What we learned from the Fourth Avenue experiment

Aug 14, 2018 | 5:00 AM

NOW THAT THE EXPERIMENT with the Fourth Avenue “pedestrian plaza” is finished, what did you think?

Did you go there? Did you sit at a table, have something to drink or eat, chat, relax?

I’ll bet you didn’t because very few did. For the most part, it looked like a lonely place.

Compare it to Hot Nite in the City. Once again, thousands strolled down closed-off Victoria Street and the cross streets from First to Sixth. Why were they there? To do nothing more than look at old cars.

But Hot Nite has become a do-not-miss event for one day every August. The crowds that packed into the downtown core for seven hours on Saturday illustrated the kind of buzz a pedestrian mall needs to make it worthwhile. Tables and planters and occasional street musicians aren’t going to convince more people to shop downtown.

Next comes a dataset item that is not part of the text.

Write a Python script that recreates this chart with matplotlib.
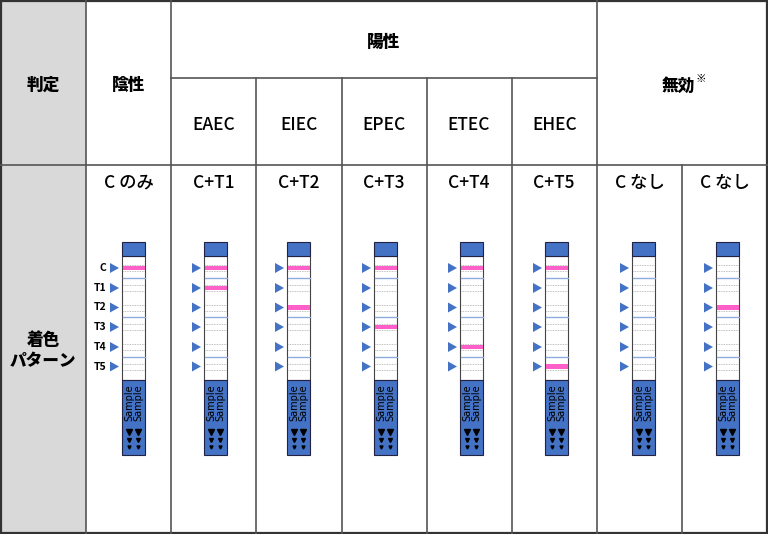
import matplotlib.pyplot as plt
from matplotlib.patches import Rectangle, Polygon

plt.rcParams['font.family'] = ['Noto Sans CJK JP', 'DejaVu Sans']

# table contents
judge_label = "判定"
negative_label = "陰性"
positive_label = "陽性"
invalid_label = "無効"
types = ["EAEC", "EIEC", "EPEC", "ETEC", "EHEC"]
patterns = ["C のみ", "C+T1", "C+T2", "C+T3", "C+T4", "C+T5", "C なし", "C なし"]
line_names = ["C", "T1", "T2", "T3", "T4", "T5"]
# which lines turn pink in each column (index into line_names)
bands = [[0], [0, 1], [0, 2], [0, 3], [0, 4], [0, 5], [], [2]]

# layout in pixels
col_x = [86, 171, 256, 341.5, 426.5, 511.5, 597, 682, 767]
strip_left = [122, 204, 287, 374, 460, 545, 632, 716]
line_y = [268, 288, 307.5, 327, 347, 366.5]
blue_y = [278, 317, 357]

GRID = "#555555"
BLUE = "#4472c4"
PINK = "#ff5fc8"

fig = plt.figure(figsize=(7.68, 5.34), dpi=100)
ax = fig.add_axes([0, 0, 1, 1])
ax.set_xlim(0, 768)
ax.set_ylim(534, 0)
ax.axis("off")

# grey header column
ax.add_patch(Rectangle((0, 0), 86, 534, color="#d9d9d9", lw=0))

lw = 1.2
ax.plot([0, 768], [165, 165], color=GRID, lw=lw)
ax.plot([171, 597], [78, 78], color=GRID, lw=lw)
for x in [86, 171, 597]:
    ax.plot([x, x], [0, 534], color=GRID, lw=lw)
for x in col_x[2:6]:
    ax.plot([x, x], [78, 534], color=GRID, lw=lw)
ax.plot([682, 682], [165, 534], color=GRID, lw=lw)
ax.add_patch(Rectangle((1, 1), 766, 532, fill=False, ec="#333333", lw=1.6))

# header texts
hkw = dict(ha="center", va="center", fontsize=12, fontweight="heavy", color="black")
ax.text(43, 85, judge_label, **hkw)
ax.text(128.5, 85, negative_label, **hkw)
ax.text(384, 42, positive_label, **hkw)
ax.text(678, 86, invalid_label, **hkw)
ax.text(701, 79, "※", ha="center", va="center", fontsize=7.5, fontweight="heavy")
ax.text(43, 340, "着色", **hkw)
ax.text(43, 361, "パターン", **hkw)

for i, t in enumerate(types):
    cx = (col_x[i + 1] + col_x[i + 2]) / 2
    ax.text(cx, 125, t, ha="center", va="center", fontsize=12.5, fontweight="medium")

for i, p in enumerate(patterns):
    cx = (col_x[i] + col_x[i + 1]) / 2
    ax.text(cx, 183, p, ha="center", va="center", fontsize=12.5, fontweight="medium")

# strips
W = 23
for i, sx in enumerate(strip_left):
    ax.add_patch(Rectangle((sx, 242), W, 14, fc=BLUE, ec="#222244", lw=0.8, zorder=3))
    ax.add_patch(Rectangle((sx, 256), W, 124, fc="white", ec="#444444", lw=0.8, zorder=2))
    ax.add_patch(Rectangle((sx, 380), W, 75, fc=BLUE, ec="#222244", lw=0.8, zorder=3))
    for y in line_y:
        for dy in (-3, 3):
            ax.plot([sx + 1, sx + W - 1], [y + dy, y + dy], color="#aaaaaa",
                    lw=0.6, ls=(0, (1, 1)), zorder=3)
        ax.add_patch(Polygon([[sx - 12, y - 5], [sx - 12, y + 5], [sx - 3, y]],
                             closed=True, color=BLUE, lw=0, zorder=3))
    for y in blue_y:
        ax.plot([sx + 0.5, sx + W - 0.5], [y, y], color="#8faadc", lw=1.0, zorder=3)
    for k in bands[i]:
        ax.add_patch(Rectangle((sx + 0.5, line_y[k] - 2.2), W - 1, 4.4,
                               color=PINK, lw=0, zorder=4))
    for dx in (7, 16):
        ax.text(sx + dx, 403, "Sample", rotation=90, ha="center", va="center",
                fontsize=7, color="black", family="DejaVu Sans", zorder=5)
        ax.plot(sx + dx, 432, marker="v", color="black", ms=4.5, zorder=5)
        ax.plot(sx + dx, 440, marker="v", color="black", ms=2.8, zorder=5)
        ax.plot(sx + dx, 447, marker="v", color="black", ms=2.2, zorder=5)

for name, y in zip(line_names, line_y):
    ax.text(106, y, name, ha="right", va="center", fontsize=7.5, fontweight="bold")

fig.savefig("out.png", dpi=100)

Nonetheless, some valuable lessons were learned that can be taken back to the drawing table.

The big take-away, in my view, was that trying to segregate pedestrians and vehicles in downtown Kamloops isn’t an answer. There just isn’t the year-round activity needed to pull off a pedestrian mall on a daily basis.

What might work, though, is finding a way for pedestrians and vehicles to peacefully co-exist, one that doesn’t rely on anything other than some serious traffic calming and a place for people to take a break during their day. They don’t need to be entertained by paid performers.

I’m thinking of a Kamloops version of the Shaftesbury Monument in London’s Piccadilly Circus, where traffic passes by at a sedate place, and those on foot do little other than take a load off by sitting around the steps at the base of the fountain.

It’s really just a glorified roundabout and it’s simple in concept but it works, and something like it could be done at the intersection of Victoria and Fourth or Victoria and Third.

And that advice is absolutely free.

I’m Mel Rothenburger, the Armchair Mayor.